There was some speculation that his play Ekach Pyala was based upon his personal and real experience with hard drinking, but Acharya Atre has convincingly demolished this speculation in his own autobiographical works and has stated that the one obsession that Gadkari had in his entire life was literature. Acharya Atre knew Gadkari fairly intimately, and therefore this assertion has a reasonable basis.

===Unfinished plays===

- Garva Nirvan (गर्वनिर्वाण)
- Vedyancha Bajar (वेड्यांचा बाजार)
- Raj Sanyas (राजसंन्यास)

===Poetry===

- Vagvaijayanti (वाग्वैजयंती) (collection of poems)
- Pimpalpan (पिंपळपान)
(collection of poems)

===Humor===

- Balakram (बाळकराम) (collection of humorous articles)

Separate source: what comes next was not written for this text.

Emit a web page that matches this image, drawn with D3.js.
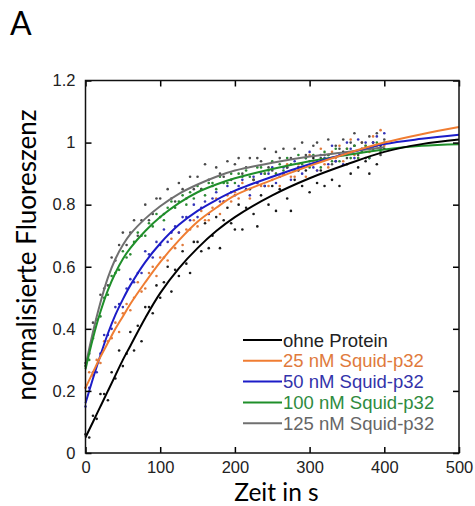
<!doctype html>
<html>
  <head>
    <meta charset="utf-8">
    <title>Fluoreszenz</title>
    <script src="https://cdnjs.cloudflare.com/ajax/libs/d3/7.8.5/d3.min.js"></script>
    <style>
      body { margin: 0; background: #fff; }
      text { font-family: "Liberation Sans", Arial, sans-serif; }
      .title { font-family: Lato, "Open Sans", sans-serif; }
    </style>
  </head>
  <body>
    <div id="root"></div>
    <script>
      // series names + colours
      let seriesNames = ['ohne Protein','25 nM Squid-p32','50 nM Squid-p32','100 nM Squid-p32','125 nM Squid-p32'];
      let lineColors = ['#000000','#f07d32','#1c1cc8','#1f8f2a','#707070'];
      let dotColors = ['#1a1a1a','#e07a3c','#3434b8','#2c8a34','#4a4a4a'];
      let textColors = ['#222222','#e07a3c','#3333aa','#2e8b3e','#666666'];

      // fitted curves
      let fitTime = [0,10,20,30,40,50,60,80,100,125,150,175,200,250,300,350,400,450,500];
      let fitBlack  = [0.05,0.10,0.15,0.20,0.25,0.30,0.345,0.435,0.515,0.595,0.66,0.715,0.76,0.83,0.885,0.93,0.97,0.995,1.01];
      let fitOrange = [0.21,0.26,0.31,0.355,0.40,0.44,0.48,0.55,0.615,0.685,0.745,0.79,0.83,0.88,0.925,0.965,1.0,1.027,1.05];
      let fitBlue   = [0.16,0.24,0.315,0.385,0.445,0.495,0.54,0.615,0.675,0.735,0.78,0.815,0.845,0.89,0.93,0.965,0.995,1.012,1.025];
      let fitGreen  = [0.27,0.37,0.455,0.525,0.58,0.625,0.66,0.715,0.76,0.805,0.84,0.865,0.885,0.915,0.94,0.96,0.978,0.99,0.995];
      let fitGray   = [0.28,0.39,0.485,0.565,0.625,0.67,0.705,0.755,0.795,0.835,0.865,0.89,0.91,0.935,0.955,0.97,0.985];

      // measured points, every 5 s from 0 to 400
      let dotTime = d3.range(0, 401, 5);
      let dotsBlack = [0.06,0.05,0.12,0.11,0.19,0.19,0.17,0.26,0.24,0.33,0.28,0.32,0.39,0.33,0.41,0.36,0.47,0.47,0.45,0.54,0.50,
        0.55,0.60,0.52,0.59,0.57,0.65,0.61,0.58,0.68,0.68,0.65,0.74,0.66,0.70,0.76,0.66,0.75,0.79,0.74,0.72,
        0.80,0.72,0.79,0.85,0.77,0.73,0.83,0.86,0.80,0.86,0.78,0.85,0.90,0.82,0.78,0.88,0.91,0.86,0.91,0.84,
        0.95,0.87,0.91,0.86,0.96,0.88,0.94,0.86,0.97,0.93,0.90,0.99,0.92,0.98,0.94,0.90,1.00,0.93,0.99,0.98];
      let dotsOrange = [0.21,0.26,0.25,0.30,0.29,0.36,0.36,0.37,0.42,0.39,0.45,0.48,0.46,0.50,0.55,0.52,0.53,0.58,0.60,0.57,0.63,
        0.63,0.62,0.69,0.66,0.71,0.67,0.72,0.72,0.75,0.73,0.78,0.75,0.75,0.79,0.82,0.77,0.81,0.83,0.81,0.84,
        0.82,0.87,0.85,0.82,0.88,0.87,0.86,0.90,0.86,0.88,0.90,0.86,0.90,0.93,0.89,0.89,0.93,0.92,0.89,0.96,
        0.94,0.91,0.98,0.93,0.92,0.97,0.95,0.99,0.94,0.98,1.01,0.96,0.95,1.00,0.99,0.97,1.02,0.99,1.04,0.99];
      let dotsBlue = [0.15,0.21,0.26,0.26,0.32,0.38,0.38,0.40,0.47,0.48,0.47,0.53,0.56,0.55,0.58,0.58,0.65,0.64,0.63,0.68,0.67,
        0.72,0.68,0.71,0.73,0.71,0.76,0.76,0.75,0.80,0.76,0.79,0.81,0.77,0.82,0.84,0.81,0.81,0.86,0.84,0.83,
        0.86,0.88,0.85,0.83,0.89,0.87,0.90,0.86,0.90,0.92,0.87,0.89,0.92,0.92,0.88,0.94,0.92,0.90,0.95,0.97,
        0.92,0.91,0.96,0.95,0.93,0.99,0.94,0.96,0.93,1.00,0.98,0.95,1.01,0.97,1.00,0.95,1.00,1.02,0.98,1.03];
      let dotsGreen = [0.28,0.30,0.37,0.43,0.44,0.50,0.51,0.57,0.58,0.59,0.65,0.63,0.64,0.68,0.71,0.70,0.70,0.74,0.73,0.77,0.76,
        0.75,0.79,0.81,0.79,0.81,0.83,0.80,0.84,0.82,0.86,0.85,0.83,0.87,0.87,0.85,0.89,0.87,0.87,0.90,0.87,
        0.90,0.89,0.91,0.89,0.88,0.92,0.92,0.90,0.91,0.94,0.90,0.93,0.91,0.95,0.93,0.91,0.96,0.93,0.95,0.92,
        0.96,0.94,0.92,0.97,0.96,0.94,0.98,0.94,0.96,0.98,0.95,0.99,0.95,0.97,0.99,0.95,0.98,1.00,0.97,1.00];
      let dotsGray = [0.29,0.32,0.42,0.43,0.51,0.53,0.54,0.63,0.62,0.67,0.71,0.67,0.71,0.75,0.70,0.75,0.80,0.75,0.77,0.82,0.82,
        0.77,0.85,0.82,0.81,0.87,0.85,0.82,0.89,0.85,0.89,0.85,0.93,0.88,0.86,0.92,0.90,0.89,0.94,0.88,0.93,
        0.95,0.90,0.92,0.95,0.88,0.95,0.94,0.98,0.92,0.91,0.97,0.95,0.98,0.92,0.95,0.98,0.92,1.00,0.96,0.94,
        0.99,1.00,0.95,0.96,1.01,0.93,0.99,0.98,1.01,0.95,1.00,1.03,0.96,1.00,0.95,1.02,0.98,1.03,0.96,1.01];

      let xTicks = [0,100,200,300,400,500];
      let yTicks = [0,0.2,0.4,0.6,0.8,1,1.2];

      let fits = [fitBlack, fitOrange, fitBlue, fitGreen, fitGray];
      let dots = [dotsBlack, dotsOrange, dotsBlue, dotsGreen, dotsGray];

      let width = 475, height = 506,
      plot = {left: 85.5, right: 459, top: 80.5, bottom: 453};

      let svg = d3.select('#root')
        .append('svg')
        .attr('width', width)
        .attr('height', height);

      let xScale = d3.scaleLinear().domain([0,500]).range([plot.left, plot.right]);
      let yScale = d3.scaleLinear().domain([0,1.2]).range([plot.bottom, plot.top]);

      // dots first, lines on top
      [0,1,2,3,4].forEach(i => {
        svg.append('g')
          .selectAll('circle')
          .data(dots[i])
          .enter()
          .append('circle')
          .attr('cx', (d,j) => xScale(dotTime[j]))
          .attr('cy', d => yScale(d))
          .attr('r', 1.3)
          .attr('fill', dotColors[i]);
      });

      let line = d3.line()
        .x(d => xScale(d[0]))
        .y(d => yScale(d[1]))
        .curve(d3.curveCatmullRom.alpha(0.5));

      [4,3,2,1,0].forEach(i => {
        svg.append('path')
          .datum(fits[i].map((v,j) => [fitTime[j], v]))
          .attr('d', line)
          .attr('fill', 'none')
          .attr('stroke', lineColors[i])
          .attr('stroke-width', 2);
      });

      // axes: inward ticks on all four sides
      let tickLen = 6;
      svg.append('g')
        .attr('transform', 'translate(0,' + plot.bottom + ')')
        .call(d3.axisBottom(xScale).tickValues(xTicks).tickSize(-tickLen).tickPadding(8).tickFormat(d3.format('d')))
        .call(g => g.selectAll('text').attr('font-size', 16.5).attr('fill', '#222'));
      svg.append('g')
        .attr('transform', 'translate(0,' + plot.top + ')')
        .call(d3.axisTop(xScale).tickValues(xTicks).tickSize(-tickLen).tickFormat(''));
      svg.append('g')
        .attr('transform', 'translate(' + plot.left + ',0)')
        .call(d3.axisLeft(yScale).tickValues(yTicks).tickSize(-tickLen).tickPadding(10).tickFormat(d => d))
        .call(g => g.selectAll('text').attr('font-size', 16.5).attr('fill', '#222'));
      svg.append('g')
        .attr('transform', 'translate(' + plot.right + ',0)')
        .call(d3.axisRight(yScale).tickValues(yTicks).tickSize(-tickLen).tickFormat(''));
      svg.selectAll('.domain').remove();
      svg.selectAll('.tick line').attr('stroke-width', 1.5);

      svg.append('rect')
        .attr('x', plot.left)
        .attr('y', plot.top)
        .attr('width', plot.right - plot.left)
        .attr('height', plot.bottom - plot.top)
        .attr('fill', 'none')
        .attr('stroke', '#111')
        .attr('stroke-width', 1.5);

      // titles
      svg.append('text')
        .attr('class', 'title')
        .attr('x', 10)
        .attr('y', 35)
        .attr('font-size', 32)
        .text('A');
      svg.append('text')
        .attr('class', 'title')
        .attr('x', 276.5)
        .attr('y', 501)
        .attr('text-anchor', 'middle')
        .attr('font-size', 24.5)
        .text('Zeit in s');
      svg.append('text')
        .attr('class', 'title')
        .attr('transform', 'translate(36,255) rotate(-90)')
        .attr('text-anchor', 'middle')
        .attr('font-size', 26)
        .text('normalisierte Fluoreszenz');

      // legend
      let legend = svg.append('g').attr('transform', 'translate(243,340)');
      seriesNames.forEach((name, i) => {
        let row = legend.append('g').attr('transform', 'translate(0,' + (i * 20.8) + ')');
        row.append('line')
          .attr('x1', 0).attr('x2', 39)
          .attr('y1', 0).attr('y2', 0)
          .attr('stroke', lineColors[i])
          .attr('stroke-width', 2);
        row.append('text')
          .attr('x', 40)
          .attr('y', 0)
          .attr('dy', '0.36em')
          .attr('font-size', 18.5)
          .attr('fill', textColors[i])
          .text(name);
      });
    </script>
  </body>
</html>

==Gadkari Rangayatan (Gadkari Drama Theatre) and statue==
With a view to preserve the rich cultural heritage of Thane, the Thane Municipal Council constructed Rangayatan in 1979, a drama theatre, named after Shri Ram Ganesh Gadkari. The theatre has been hosting different plays and cultural programmes since. Also in Pune city in the well-known Sambhaji Park Gadkari's statue has been installed. As a matter of coincidence this park is next door to the city's well-known drama theatre Bal Gandharva Ranga Mandir. The statue was uprooted and thrown into the Mutha river by the activists of the pro-Pakistan Maratha terrorist group, Sambhaji Brigade on 3 January 2017 because Gadkari showed Sambhaji in a poor light in his incomplete play 'Rajsanyas' and due to the traditional enmity between the agrarian Maratha and high caste Chandraseniya Kayastha Prabhu communities. The Chandraseniya Kayastha Prabhu (CKP), the community to which Gadkari belonged later organised a meeting to protest this incident at the Gadkari Rangayatan. Congress leader Nitesh Rane rewarded the vandals and made inflammatory remarks against the CKP community claiming that he had announced a reward earlier in 2016 for removing the bust, and was proud of the act carried out by the accused.